There was a time when diamonds exclusively represented tradition. Now, they symbolise choice. The industry that once insisted on forever has branched into two timelines: one shaped by geology and deep-time magic, the other by accessibility. And while today’s customer is aware of both, their relationship to each is different. Natural diamonds continue to carry the emotional and cultural weight they always have. Lab-grown diamonds, meanwhile, exist as a newer category in the market, offering major carats without breaking the bank.
“Jewellery is identity cast in metal and memory,” says jewellery collector and designer Siddhi Kankaria. “Diamonds—whether natural or engineered—occupy different emotional neighbourhoods,” she adds. And increasingly, consumers are recognising that difference.
The promise of forever
Natural diamonds still hold the authority in this relationship. They are the geological elders—older than the Himalayas, older than language, older than the very idea of love. They remain the heavyweights, the ones families negotiate over like UN delegates, the ones insured heavily and passed down over generations.

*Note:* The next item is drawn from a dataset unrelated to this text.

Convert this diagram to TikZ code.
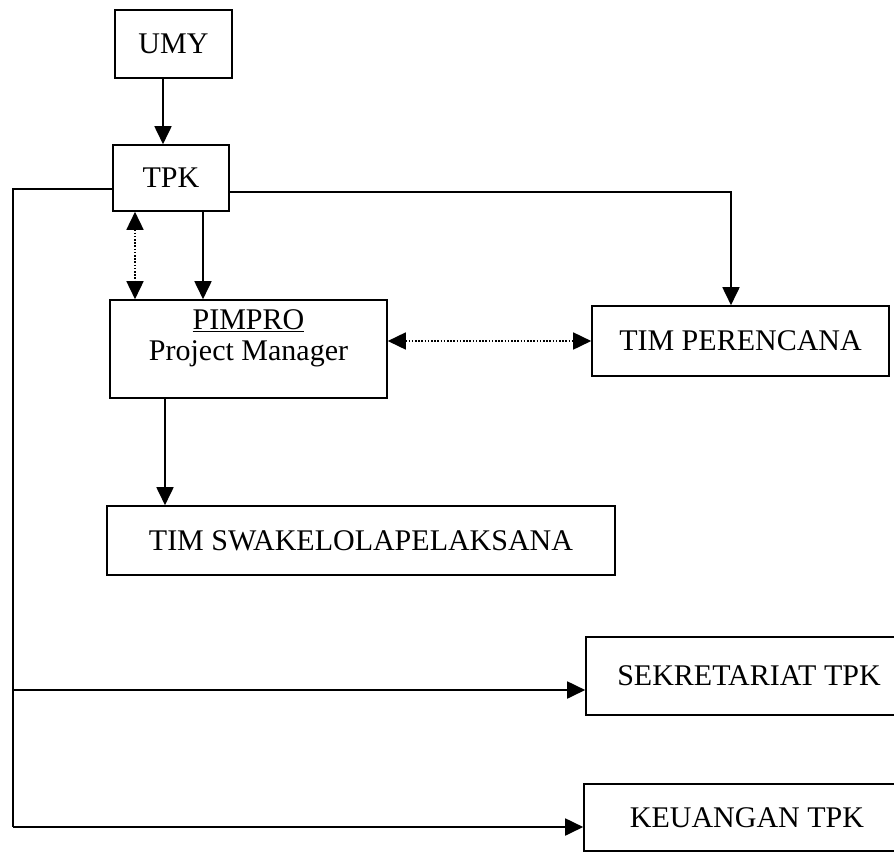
\documentclass[tikz,border=0pt]{standalone}
\usepackage{fontspec}
\setmainfont{Liberation Serif}
\usetikzlibrary{arrows.meta}
\begin{document}
\begin{tikzpicture}[x=1pt,y=-1pt,
  box/.style={draw,line width=1.6pt,inner sep=0pt,font=\fontsize{30}{31}\selectfont},
  conn/.style={line width=1.8pt},
  arr/.style={conn,-{Triangle[width=17pt,length=18pt]}},
  darr/.style={line width=1.6pt,dash pattern=on 1.6pt off 1.6pt,
    {Triangle[width=17pt,length=18pt]}-{Triangle[width=17pt,length=18pt]}}]
\useasboundingbox (0,0) rectangle (894,852);
\clip (0,0) rectangle (894,852);

% boxes
\node[box,minimum width=117pt,minimum height=68pt] (umy) at (173.5,44) {UMY};
\node[box,minimum width=116pt,minimum height=66pt] (tpk) at (171,178) {TPK};
\node[box,minimum width=277pt,minimum height=98pt] (pim) at (248.5,349)
  {\raisebox{10pt}[\height][\depth]{\begin{tabular}{@{}c@{}}\underline{PIMPRO}\\Project Manager\end{tabular}}};
\node[box,minimum width=297pt,minimum height=70pt] (perenc) at (740.5,341) {TIM PERENCANA};
\node[box,minimum width=508pt,minimum height=69pt] (swa) at (361,540.5) {TIM SWAKELOLAPELAKSANA};
\node[box,minimum width=326pt,minimum height=78pt] (sek) at (749,676) {SEKRETARIAT TPK};
\node[box,minimum width=326pt,minimum height=67pt] (keu) at (747,817.5) {KEUANGAN TPK};

% bends of the outer lines
\coordinate (lt) at (13,189);
\coordinate (lm) at (13,690);
\coordinate (lb) at (13,827);
\coordinate (rt) at (731,192);

% connectors
\draw[arr] ([xshift=-10.5pt]umy.south) -- ([xshift=-10.5pt]umy.south |- tpk.north);
\draw[conn] (tpk.west |- lt) -- (lt) -- (lb);
\draw[arr] (lb) -- (keu.west |- lb);
\draw[arr] (lm) -- (sek.west |- lm);
\draw[arr] (tpk.east |- rt) -- (rt) -- (rt |- perenc.north);
\draw[darr] ([xshift=-36pt]tpk.south) -- ([xshift=-36pt]tpk.south |- pim.north);
\draw[arr] ([xshift=32pt]tpk.south) -- ([xshift=32pt]tpk.south |- pim.north);
\draw[darr] ([yshift=8pt]pim.east) -- ([yshift=8pt]pim.east -| perenc.west);
\draw[arr] ([xshift=-83.5pt]pim.south) -- ([xshift=-83.5pt]pim.south |- swa.north);
\end{tikzpicture}
\end{document}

And the market reflects it. In a recent statement, De Beers Group CEO Al Cook said that India’s natural-diamond market—estimated at under $10 billion—is set for dramatic expansion, likely doubling within five years as demand surges across Asia’s third-largest economy. Meanwhile, according to a recent McKinsey & Co report, diamond-studded jewellery will drive the biggest growth in India with a roughly 21 to 23 per cent increase as demand surges in the country. And it is millennials and Gen Z who make up a sizable chunk of the share. Not exactly the generations known for clinging to tradition—and yet they want meaning, longevity, fewer pieces, and deeper relationships. In their pursuit of authenticity, natural diamonds offer a depth and narrative that simply can’t be mimicked.